* **Exercise directions**
Print the listing from its top line through the line containing "(585,129) -- (585,177);", nothing more, and leave out the pictures.

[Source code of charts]

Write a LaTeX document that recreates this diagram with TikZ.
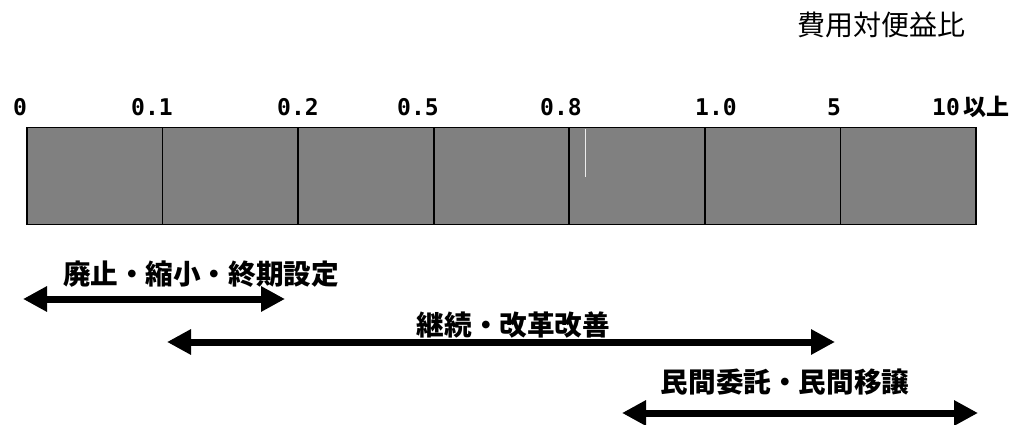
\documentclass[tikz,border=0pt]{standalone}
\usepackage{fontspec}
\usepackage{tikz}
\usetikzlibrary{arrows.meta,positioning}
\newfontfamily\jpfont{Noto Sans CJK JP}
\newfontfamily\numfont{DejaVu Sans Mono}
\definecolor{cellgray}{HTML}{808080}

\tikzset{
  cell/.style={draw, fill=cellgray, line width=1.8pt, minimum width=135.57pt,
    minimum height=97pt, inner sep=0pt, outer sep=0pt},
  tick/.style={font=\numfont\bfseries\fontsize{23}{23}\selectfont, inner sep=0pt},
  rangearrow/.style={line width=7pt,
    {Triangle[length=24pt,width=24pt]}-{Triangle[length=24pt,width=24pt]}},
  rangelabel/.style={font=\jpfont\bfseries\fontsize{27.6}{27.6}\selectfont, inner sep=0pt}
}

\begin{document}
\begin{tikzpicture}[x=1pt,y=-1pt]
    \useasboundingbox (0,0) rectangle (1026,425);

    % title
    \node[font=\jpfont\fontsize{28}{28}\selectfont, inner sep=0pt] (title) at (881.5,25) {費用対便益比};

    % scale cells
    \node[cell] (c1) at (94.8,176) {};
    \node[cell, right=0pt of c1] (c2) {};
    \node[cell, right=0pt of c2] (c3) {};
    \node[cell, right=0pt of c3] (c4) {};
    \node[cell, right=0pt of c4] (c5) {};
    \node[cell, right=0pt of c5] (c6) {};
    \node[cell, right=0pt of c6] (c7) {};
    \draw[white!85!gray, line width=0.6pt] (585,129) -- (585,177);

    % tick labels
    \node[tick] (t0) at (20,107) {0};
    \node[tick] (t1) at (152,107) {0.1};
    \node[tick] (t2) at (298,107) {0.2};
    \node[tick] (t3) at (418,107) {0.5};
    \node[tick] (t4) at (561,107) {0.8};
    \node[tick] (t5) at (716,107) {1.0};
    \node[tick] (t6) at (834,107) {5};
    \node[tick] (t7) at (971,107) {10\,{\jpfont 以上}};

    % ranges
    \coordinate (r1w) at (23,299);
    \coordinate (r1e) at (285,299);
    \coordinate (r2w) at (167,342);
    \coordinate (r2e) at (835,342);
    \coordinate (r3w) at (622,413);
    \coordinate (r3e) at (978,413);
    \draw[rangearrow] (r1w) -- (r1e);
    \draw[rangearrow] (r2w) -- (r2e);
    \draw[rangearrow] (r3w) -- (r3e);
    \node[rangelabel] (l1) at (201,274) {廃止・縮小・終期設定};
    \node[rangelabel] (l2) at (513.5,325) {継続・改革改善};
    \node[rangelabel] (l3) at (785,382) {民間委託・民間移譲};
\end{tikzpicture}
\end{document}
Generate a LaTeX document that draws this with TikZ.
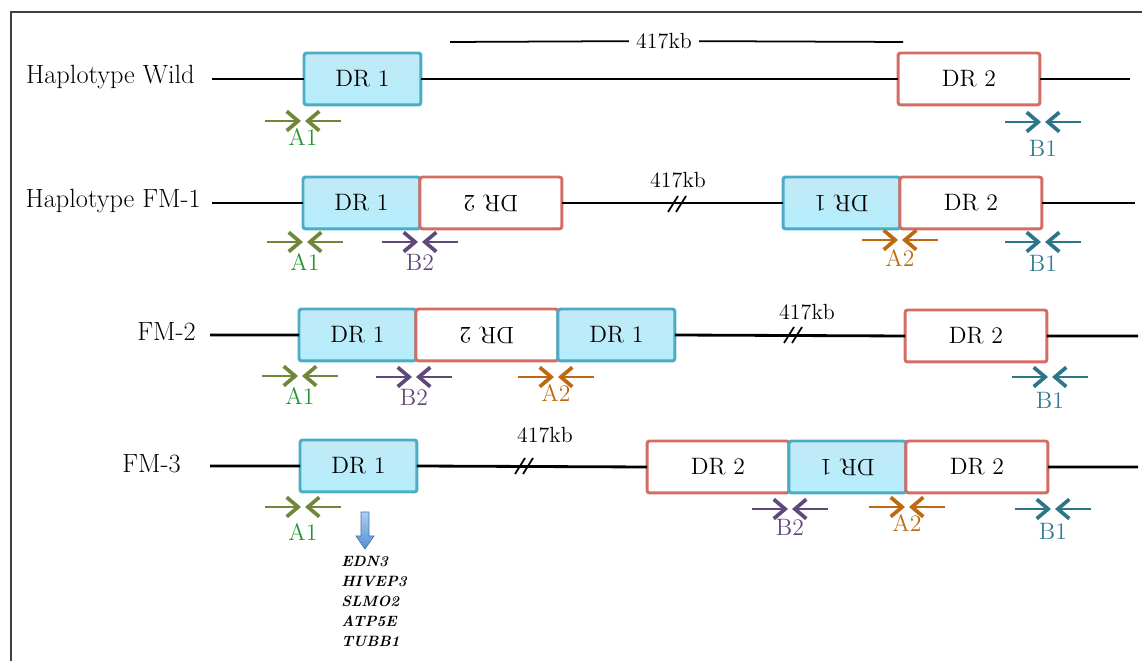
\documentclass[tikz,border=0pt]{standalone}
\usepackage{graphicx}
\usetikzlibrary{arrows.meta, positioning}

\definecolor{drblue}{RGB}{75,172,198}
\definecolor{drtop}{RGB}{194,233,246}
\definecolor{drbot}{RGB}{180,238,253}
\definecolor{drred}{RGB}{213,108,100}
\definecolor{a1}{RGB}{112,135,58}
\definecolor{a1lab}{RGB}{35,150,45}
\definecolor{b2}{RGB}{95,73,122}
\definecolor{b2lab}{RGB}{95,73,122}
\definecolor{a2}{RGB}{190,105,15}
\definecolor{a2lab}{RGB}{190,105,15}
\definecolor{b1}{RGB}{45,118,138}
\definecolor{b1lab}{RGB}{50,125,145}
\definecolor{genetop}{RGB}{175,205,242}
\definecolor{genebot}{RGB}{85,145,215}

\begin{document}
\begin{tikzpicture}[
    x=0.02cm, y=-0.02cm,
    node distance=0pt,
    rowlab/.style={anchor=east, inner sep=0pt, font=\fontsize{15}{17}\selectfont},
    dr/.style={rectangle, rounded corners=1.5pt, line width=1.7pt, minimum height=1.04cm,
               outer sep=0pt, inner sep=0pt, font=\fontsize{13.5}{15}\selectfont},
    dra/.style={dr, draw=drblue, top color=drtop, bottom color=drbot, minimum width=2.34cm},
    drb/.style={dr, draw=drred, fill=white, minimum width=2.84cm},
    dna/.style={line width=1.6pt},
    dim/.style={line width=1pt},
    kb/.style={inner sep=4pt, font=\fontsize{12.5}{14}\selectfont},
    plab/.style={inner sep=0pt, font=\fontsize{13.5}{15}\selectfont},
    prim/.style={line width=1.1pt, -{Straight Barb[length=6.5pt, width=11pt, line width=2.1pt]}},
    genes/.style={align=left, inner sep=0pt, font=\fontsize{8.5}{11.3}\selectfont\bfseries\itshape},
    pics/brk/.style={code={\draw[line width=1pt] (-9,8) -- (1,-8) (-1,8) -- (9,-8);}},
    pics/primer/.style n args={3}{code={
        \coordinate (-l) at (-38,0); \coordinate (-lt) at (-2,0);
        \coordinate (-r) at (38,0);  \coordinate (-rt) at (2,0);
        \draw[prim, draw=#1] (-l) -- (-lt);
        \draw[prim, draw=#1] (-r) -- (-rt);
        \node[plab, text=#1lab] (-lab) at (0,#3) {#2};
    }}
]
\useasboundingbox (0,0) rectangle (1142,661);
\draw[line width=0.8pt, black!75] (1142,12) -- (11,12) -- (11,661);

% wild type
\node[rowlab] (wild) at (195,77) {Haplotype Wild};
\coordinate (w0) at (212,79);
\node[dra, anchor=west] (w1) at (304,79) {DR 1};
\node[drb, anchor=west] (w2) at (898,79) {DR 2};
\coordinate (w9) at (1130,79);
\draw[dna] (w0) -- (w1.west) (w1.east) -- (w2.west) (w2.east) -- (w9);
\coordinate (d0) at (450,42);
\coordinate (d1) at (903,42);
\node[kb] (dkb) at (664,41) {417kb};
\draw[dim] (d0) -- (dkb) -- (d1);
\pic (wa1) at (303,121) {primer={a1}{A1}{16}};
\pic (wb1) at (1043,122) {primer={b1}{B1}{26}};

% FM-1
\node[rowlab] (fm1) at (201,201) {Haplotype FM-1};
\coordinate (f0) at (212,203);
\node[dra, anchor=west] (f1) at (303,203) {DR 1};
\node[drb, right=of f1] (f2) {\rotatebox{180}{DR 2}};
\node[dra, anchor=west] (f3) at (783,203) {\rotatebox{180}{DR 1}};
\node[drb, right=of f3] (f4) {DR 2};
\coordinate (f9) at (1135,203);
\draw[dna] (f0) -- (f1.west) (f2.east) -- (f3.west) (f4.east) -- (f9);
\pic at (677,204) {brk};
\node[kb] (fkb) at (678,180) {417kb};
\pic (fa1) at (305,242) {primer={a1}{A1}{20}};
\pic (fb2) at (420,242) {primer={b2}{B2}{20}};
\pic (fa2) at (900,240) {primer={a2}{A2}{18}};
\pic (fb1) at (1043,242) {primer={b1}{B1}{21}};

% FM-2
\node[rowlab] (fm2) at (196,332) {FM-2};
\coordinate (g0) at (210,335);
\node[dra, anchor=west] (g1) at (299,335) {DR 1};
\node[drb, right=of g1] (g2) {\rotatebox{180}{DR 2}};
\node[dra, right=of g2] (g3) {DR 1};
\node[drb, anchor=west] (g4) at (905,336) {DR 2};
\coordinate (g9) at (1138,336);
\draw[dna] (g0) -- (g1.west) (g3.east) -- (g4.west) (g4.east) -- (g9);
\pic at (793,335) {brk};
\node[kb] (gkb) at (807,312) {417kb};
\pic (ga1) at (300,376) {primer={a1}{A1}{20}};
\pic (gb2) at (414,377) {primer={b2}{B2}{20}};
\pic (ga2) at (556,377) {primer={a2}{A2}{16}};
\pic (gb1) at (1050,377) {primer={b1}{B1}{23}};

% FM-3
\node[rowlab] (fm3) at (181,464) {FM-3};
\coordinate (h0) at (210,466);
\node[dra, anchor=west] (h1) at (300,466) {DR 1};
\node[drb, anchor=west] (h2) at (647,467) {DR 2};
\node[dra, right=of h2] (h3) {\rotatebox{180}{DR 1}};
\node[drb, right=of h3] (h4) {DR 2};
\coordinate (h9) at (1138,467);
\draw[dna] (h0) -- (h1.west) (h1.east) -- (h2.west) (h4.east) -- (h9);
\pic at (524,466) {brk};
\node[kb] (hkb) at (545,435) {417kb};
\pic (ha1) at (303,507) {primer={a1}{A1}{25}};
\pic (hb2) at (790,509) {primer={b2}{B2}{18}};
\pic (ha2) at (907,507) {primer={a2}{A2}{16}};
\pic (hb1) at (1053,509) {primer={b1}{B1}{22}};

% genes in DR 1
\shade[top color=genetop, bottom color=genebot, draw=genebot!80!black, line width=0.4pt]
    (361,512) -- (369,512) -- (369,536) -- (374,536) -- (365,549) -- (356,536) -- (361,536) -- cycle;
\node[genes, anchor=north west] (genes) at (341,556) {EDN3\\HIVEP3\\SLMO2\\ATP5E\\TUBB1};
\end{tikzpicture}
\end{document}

* **Solution to the problem**
Write a LaTeX document that recreates this diagram with TikZ.
\documentclass[tikz,border=0pt]{standalone}
\usepackage{fontspec}
\usepackage{tikz}
\usetikzlibrary{arrows.meta,positioning}
\newfontfamily\jpfont{Noto Sans CJK JP}
\newfontfamily\numfont{DejaVu Sans Mono}
\definecolor{cellgray}{HTML}{808080}

\tikzset{
  cell/.style={draw, fill=cellgray, line width=1.8pt, minimum width=135.57pt,
    minimum height=97pt, inner sep=0pt, outer sep=0pt},
  tick/.style={font=\numfont\bfseries\fontsize{23}{23}\selectfont, inner sep=0pt},
  rangearrow/.style={line width=7pt,
    {Triangle[length=24pt,width=24pt]}-{Triangle[length=24pt,width=24pt]}},
  rangelabel/.style={font=\jpfont\bfseries\fontsize{27.6}{27.6}\selectfont, inner sep=0pt}
}

\begin{document}
\begin{tikzpicture}[x=1pt,y=-1pt]
    \useasboundingbox (0,0) rectangle (1026,425);

    % title
    \node[font=\jpfont\fontsize{28}{28}\selectfont, inner sep=0pt] (title) at (881.5,25) {費用対便益比};

    % scale cells
    \node[cell] (c1) at (94.8,176) {};
    \node[cell, right=0pt of c1] (c2) {};
    \node[cell, right=0pt of c2] (c3) {};
    \node[cell, right=0pt of c3] (c4) {};
    \node[cell, right=0pt of c4] (c5) {};
    \node[cell, right=0pt of c5] (c6) {};
    \node[cell, right=0pt of c6] (c7) {};
    \draw[white!85!gray, line width=0.6pt] (585,129) -- (585,177);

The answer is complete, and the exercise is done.